- **SHORT EXERCISE**: Copy out the listing in full, exactly as written, but not its pictures.
[DATA PROVIDED start]
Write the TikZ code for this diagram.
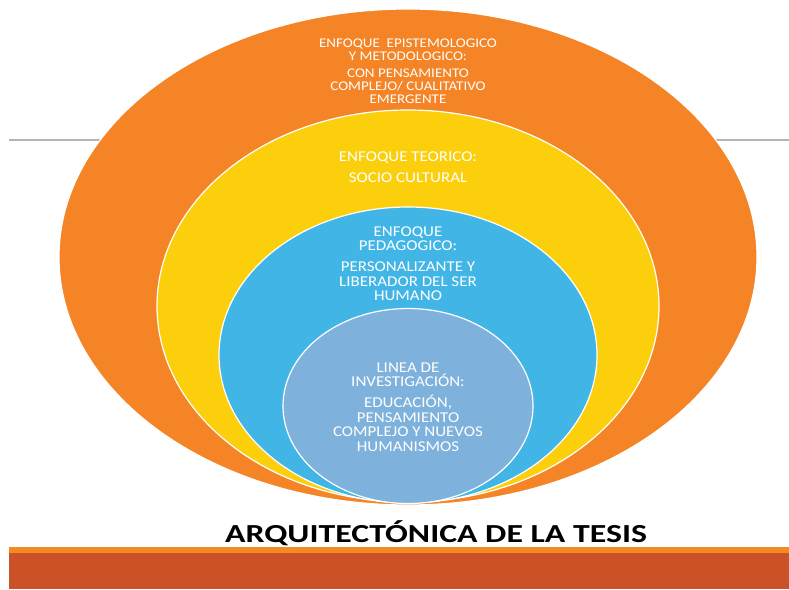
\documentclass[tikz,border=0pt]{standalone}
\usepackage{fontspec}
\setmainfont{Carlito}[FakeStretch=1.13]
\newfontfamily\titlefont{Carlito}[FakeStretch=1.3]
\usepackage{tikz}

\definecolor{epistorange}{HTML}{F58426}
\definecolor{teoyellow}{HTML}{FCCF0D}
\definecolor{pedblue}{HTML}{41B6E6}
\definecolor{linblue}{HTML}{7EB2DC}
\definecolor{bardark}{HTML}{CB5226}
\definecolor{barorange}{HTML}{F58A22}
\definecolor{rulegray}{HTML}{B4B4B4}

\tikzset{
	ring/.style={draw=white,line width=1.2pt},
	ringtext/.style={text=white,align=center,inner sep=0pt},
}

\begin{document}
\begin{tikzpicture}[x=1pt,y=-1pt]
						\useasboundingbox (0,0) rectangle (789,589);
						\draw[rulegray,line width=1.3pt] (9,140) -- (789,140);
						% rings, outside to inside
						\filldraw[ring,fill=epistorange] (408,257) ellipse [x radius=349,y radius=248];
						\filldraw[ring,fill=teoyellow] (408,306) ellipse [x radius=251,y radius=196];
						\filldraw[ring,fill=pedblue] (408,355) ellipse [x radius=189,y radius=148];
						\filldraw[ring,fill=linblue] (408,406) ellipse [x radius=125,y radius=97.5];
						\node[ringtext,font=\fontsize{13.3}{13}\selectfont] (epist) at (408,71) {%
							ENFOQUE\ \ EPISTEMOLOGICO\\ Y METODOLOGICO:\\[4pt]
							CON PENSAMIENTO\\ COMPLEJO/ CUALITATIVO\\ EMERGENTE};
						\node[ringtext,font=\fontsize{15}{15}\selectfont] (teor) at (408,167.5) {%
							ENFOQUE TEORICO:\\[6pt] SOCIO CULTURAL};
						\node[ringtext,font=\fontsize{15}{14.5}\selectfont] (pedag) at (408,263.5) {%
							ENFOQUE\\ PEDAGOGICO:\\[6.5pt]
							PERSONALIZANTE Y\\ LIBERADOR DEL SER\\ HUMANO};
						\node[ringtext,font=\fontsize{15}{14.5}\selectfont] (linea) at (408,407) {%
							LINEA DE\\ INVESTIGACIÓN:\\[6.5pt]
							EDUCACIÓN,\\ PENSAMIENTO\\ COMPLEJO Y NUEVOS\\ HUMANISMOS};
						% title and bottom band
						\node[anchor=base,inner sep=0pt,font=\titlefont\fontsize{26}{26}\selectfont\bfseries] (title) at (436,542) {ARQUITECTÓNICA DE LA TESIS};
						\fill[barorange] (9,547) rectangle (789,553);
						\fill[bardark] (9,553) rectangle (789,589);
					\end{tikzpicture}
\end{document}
[DATA PROVIDED end]
- **EXERCISE OUTPUT**:
Write the TikZ code for this diagram.
\documentclass[tikz,border=0pt]{standalone}
\usepackage{fontspec}
\setmainfont{Carlito}[FakeStretch=1.13]
\newfontfamily\titlefont{Carlito}[FakeStretch=1.3]
\usepackage{tikz}

\definecolor{epistorange}{HTML}{F58426}
\definecolor{teoyellow}{HTML}{FCCF0D}
\definecolor{pedblue}{HTML}{41B6E6}
\definecolor{linblue}{HTML}{7EB2DC}
\definecolor{bardark}{HTML}{CB5226}
\definecolor{barorange}{HTML}{F58A22}
\definecolor{rulegray}{HTML}{B4B4B4}

\tikzset{
	ring/.style={draw=white,line width=1.2pt},
	ringtext/.style={text=white,align=center,inner sep=0pt},
}

\begin{document}
\begin{tikzpicture}[x=1pt,y=-1pt]
						\useasboundingbox (0,0) rectangle (789,589);
						\draw[rulegray,line width=1.3pt] (9,140) -- (789,140);
						% rings, outside to inside
						\filldraw[ring,fill=epistorange] (408,257) ellipse [x radius=349,y radius=248];
						\filldraw[ring,fill=teoyellow] (408,306) ellipse [x radius=251,y radius=196];
						\filldraw[ring,fill=pedblue] (408,355) ellipse [x radius=189,y radius=148];
						\filldraw[ring,fill=linblue] (408,406) ellipse [x radius=125,y radius=97.5];
						\node[ringtext,font=\fontsize{13.3}{13}\selectfont] (epist) at (408,71) {%
							ENFOQUE\ \ EPISTEMOLOGICO\\ Y METODOLOGICO:\\[4pt]
							CON PENSAMIENTO\\ COMPLEJO/ CUALITATIVO\\ EMERGENTE};
						\node[ringtext,font=\fontsize{15}{15}\selectfont] (teor) at (408,167.5) {%
							ENFOQUE TEORICO:\\[6pt] SOCIO CULTURAL};
						\node[ringtext,font=\fontsize{15}{14.5}\selectfont] (pedag) at (408,263.5) {%
							ENFOQUE\\ PEDAGOGICO:\\[6.5pt]
							PERSONALIZANTE Y\\ LIBERADOR DEL SER\\ HUMANO};
						\node[ringtext,font=\fontsize{15}{14.5}\selectfont] (linea) at (408,407) {%
							LINEA DE\\ INVESTIGACIÓN:\\[6.5pt]
							EDUCACIÓN,\\ PENSAMIENTO\\ COMPLEJO Y NUEVOS\\ HUMANISMOS};
						% title and bottom band
						\node[anchor=base,inner sep=0pt,font=\titlefont\fontsize{26}{26}\selectfont\bfseries] (title) at (436,542) {ARQUITECTÓNICA DE LA TESIS};
						\fill[barorange] (9,547) rectangle (789,553);
						\fill[bardark] (9,553) rectangle (789,589);
					\end{tikzpicture}
\end{document}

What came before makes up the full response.